Aaron Klein

By D'Anne Witkowski

Creep of the Week

All together now: "If I knew you were coming I'd have baked a cake. Unless you're gay, unless you're gay..."

That's the theme song of Sweet Cakes bakery in Gresham, Oregon who will not make you a wedding cake if you're getting gay married because: Jesus.

Granted, their website states three separate times that Sweet Cakes makes cakes "for ANY occasion." Just not gay occasions, apparently.

On Jan. 17 Sweet Cakes owner Aaron Klein told a potential lesbian customer that his business was not interested in her lesbian money and would not make a lesbian cake for her lesbian wedding. According to news reports, the lesbian's heterosexual mother had gotten her own hetero wedding cake there for her hetero wedding. It's the kind of referral many business owners would be happy to have.

But not Klein who, according to him, told the ladies he was sorry for wasting their time, or according to the ladies, told them they were "abominations unto the lord."

Either way, he refused their business solely because they were gay. (Although, in the bakery's defense, their homepage says, "NO BOX CAKES!" which could be interpreted as anti-lesbian).

And so the couple filed a complaint with the state attorney general's office because Oregon, unlike many states, includes sexual orientation in their non-discrimination law, which says a business can't deny "full and equal accommodations" to people just because the owner thinks God is telling him to.

"I believe marriage is a religious institution between a man and woman as stated in the Bible," Klein told The Oregonian. "When someone tells me that their definition is something different, I strongly disagree. I don't think I should be penalized for that."

That's how laws work, right? We pick and choose the ones we want and don't want to follow according to what we "strongly disagree" with?

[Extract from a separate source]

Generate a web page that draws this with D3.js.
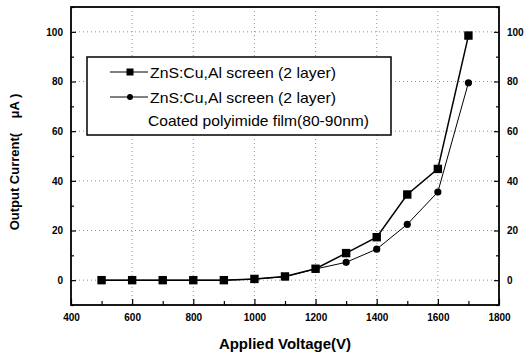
<!DOCTYPE html>
<html><head><meta charset="utf-8">
<script src="https://cdn.jsdelivr.net/npm/d3@7"></script>
<style>body{margin:0;background:#fff}svg{display:block}text{font-family:"Liberation Sans",Arial,sans-serif}</style>
</head><body>
<svg id="c" width="532" height="354"></svg>
<script>
const voltages = [500,600,700,800,900,1000,1100,1200,1300,1400,1500,1600,1700];
const seriesSquare = [0,0,0,0,0,0.5,1.5,4.6,10.9,17.3,34.5,44.8,98.5];
const seriesCircle = [0,0,0,0,0,0.4,1.4,4.5,7.2,12.5,22.5,35.5,79.5];
const xTicks = [400,600,800,1000,1200,1400,1600,1800];
const yTicks = [0,20,40,60,80,100];
const legendLabels = ["ZnS:Cu,Al screen (2 layer)","ZnS:Cu,Al screen (2 layer)","Coated polyimide film(80-90nm)"];

const svg = d3.select("#c");
const L=71,R=499,T=7,B=305;
const x = d3.scaleLinear().domain([400,1800]).range([L,R]);
const y = d3.scaleLinear().domain([-10,110]).range([B,T]);

// grid
const g = svg.append("g");
g.selectAll("line.gx").data(xTicks.slice(1,-1)).join("line")
 .attr("x1",d=>x(d)).attr("x2",d=>x(d)).attr("y1",T).attr("y2",B)
 .attr("stroke","#666").attr("stroke-width",0.7).attr("stroke-dasharray","1,3");
g.selectAll("line.gy").data(yTicks).join("line")
 .attr("y1",d=>y(d)).attr("y2",d=>y(d)).attr("x1",L).attr("x2",R)
 .attr("stroke","#666").attr("stroke-width",0.7).attr("stroke-dasharray","1,3");

// axes
const fmt = d3.format("d");
const ax = svg.append("g").attr("transform",`translate(0,${B})`)
 .call(d3.axisBottom(x).tickValues(d3.range(400,1801,100)).tickSize(-5).tickFormat(d=>xTicks.includes(d)?fmt(d):"").tickPadding(9));
ax.selectAll(".tick line").attr("y2",d=>d%200===0?-6:-4);
const ay = svg.append("g").attr("transform",`translate(${L},0)`)
 .call(d3.axisLeft(y).tickValues(d3.range(-10,111,10)).tickSize(-4).tickFormat(d=>yTicks.includes(d)?fmt(d):"").tickPadding(8));
ay.selectAll(".tick line").attr("x2",d=>d%20===0?5:3);
const ar = svg.append("g").attr("transform",`translate(${R},0)`)
 .call(d3.axisRight(y).tickValues(d3.range(-10,111,10)).tickSize(-4).tickFormat(d=>yTicks.includes(d)?fmt(d):"").tickPadding(8));
ar.selectAll(".tick line").attr("x2",d=>d%20===0?-5:-3);
[ax,ay,ar].forEach(a=>{a.select(".domain").remove();
 a.selectAll("text").attr("font-size",10).attr("font-weight","bold").attr("fill","#000");
 a.selectAll(".tick line").attr("stroke","#000").attr("stroke-width",1.2);});

// frame
svg.append("rect").attr("x",L).attr("y",T).attr("width",R-L).attr("height",B-T)
 .attr("fill","none").attr("stroke","#000").attr("stroke-width",1.8);

// lines
const data1 = voltages.map((v,i)=>[v,seriesSquare[i]]);
const data2 = voltages.map((v,i)=>[v,seriesCircle[i]]);
const line = d3.line().x(d=>x(d[0])).y(d=>y(d[1]));
svg.append("path").attr("d",line(data2)).attr("fill","none").attr("stroke","#000").attr("stroke-width",1);
svg.append("path").attr("d",line(data1)).attr("fill","none").attr("stroke","#000").attr("stroke-width",1.5);
svg.selectAll("circle.c").data(data2).join("circle").attr("cx",d=>x(d[0])).attr("cy",d=>y(d[1])).attr("r",3.6).attr("fill","#000");
svg.selectAll("rect.s").data(data1).join("rect").attr("x",d=>x(d[0])-4.2).attr("y",d=>y(d[1])-4.2).attr("width",8.4).attr("height",8.4).attr("fill","#000");

// legend
const lg = svg.append("g");
lg.append("rect").attr("x",87).attr("y",57).attr("width",304).attr("height",78).attr("fill","#fff").attr("stroke","#000").attr("stroke-width",1.5);
const rowsY=[72,97,120];
const rowW=[186,186,221];
lg.append("line").attr("x1",110).attr("x2",148).attr("y1",rowsY[0]).attr("y2",rowsY[0]).attr("stroke","#000").attr("stroke-width",1.2);
lg.append("rect").attr("x",130-3.5).attr("y",rowsY[0]-3.5).attr("width",7).attr("height",7).attr("fill","#000");
lg.append("line").attr("x1",110).attr("x2",148).attr("y1",rowsY[1]).attr("y2",rowsY[1]).attr("stroke","#000").attr("stroke-width",1);
lg.append("circle").attr("cx",130).attr("cy",rowsY[1]).attr("r",3).attr("fill","#000");
lg.selectAll("text").data(legendLabels).join("text")
 .attr("x",(d,i)=>i<2?150:148).attr("y",(d,i)=>rowsY[i]+5.5).attr("font-size",15).attr("fill","#000")
 .attr("textLength",(d,i)=>rowW[i]).attr("lengthAdjust","spacingAndGlyphs").text(d=>d);

// axis titles
svg.append("text").attr("x",(L+R)/2).attr("y",349).attr("text-anchor","middle").attr("font-size",15).attr("font-weight","bold").text("Applied Voltage(V)");
svg.append("text").attr("transform","translate(19,162) rotate(-90)").attr("text-anchor","middle").attr("font-size",13).attr("font-weight","bold").attr("xml:space","preserve").text("Output Current(    μA )");
</script>
</body></html>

Which means since I strongly disagree with the law against marriage equality in my home state of Michigan, I can totally just abracadabra be legally married to my wife because I said so.

Not surprisingly, Klein's refusal and the resulting legal action has received a lot of outrage both in favor of the baker and in favor of the lesbian couple. People are all, "Just go to a different bakery." And, "I'm going to buy and eat all the Sweet Cakes cupcakes I can fit into my gay-hating mouth." And, "You show 'em, ladies! Stick it to the homophobes."

It's true that there are plenty of bakeries in Oregon who'd happily bake lesbians a cake as fast as they can. It's also true that Klein is entitled to his opinion. But he isn't entitled to break the law and discriminate based on sexual orientation, just like he isn't entitled to refuse to make a cake for a Bat Mitzvah because he believes the Jews killed Jesus or something.

And don't try telling me it's not the same thing, as if one is just exercising your first amendment rights and the other is "real" discrimination. To make that claim is to devalue gay and lesbian people and sanction the discrimination they face.

During a TV news interview Klein told the reporter that he'd rather go out of business than make cakes for same-sex weddings. That certainly is his choice to make. And in a state with just laws, that is a chance a business owner who discriminates against gays and lesbians should have to face. Discrimination should have consequences.

As for the Sweet Cakes supporters who are devouring pastries in a show of anti-gay solidarity, I could've sworn the Bible said something about gluttony.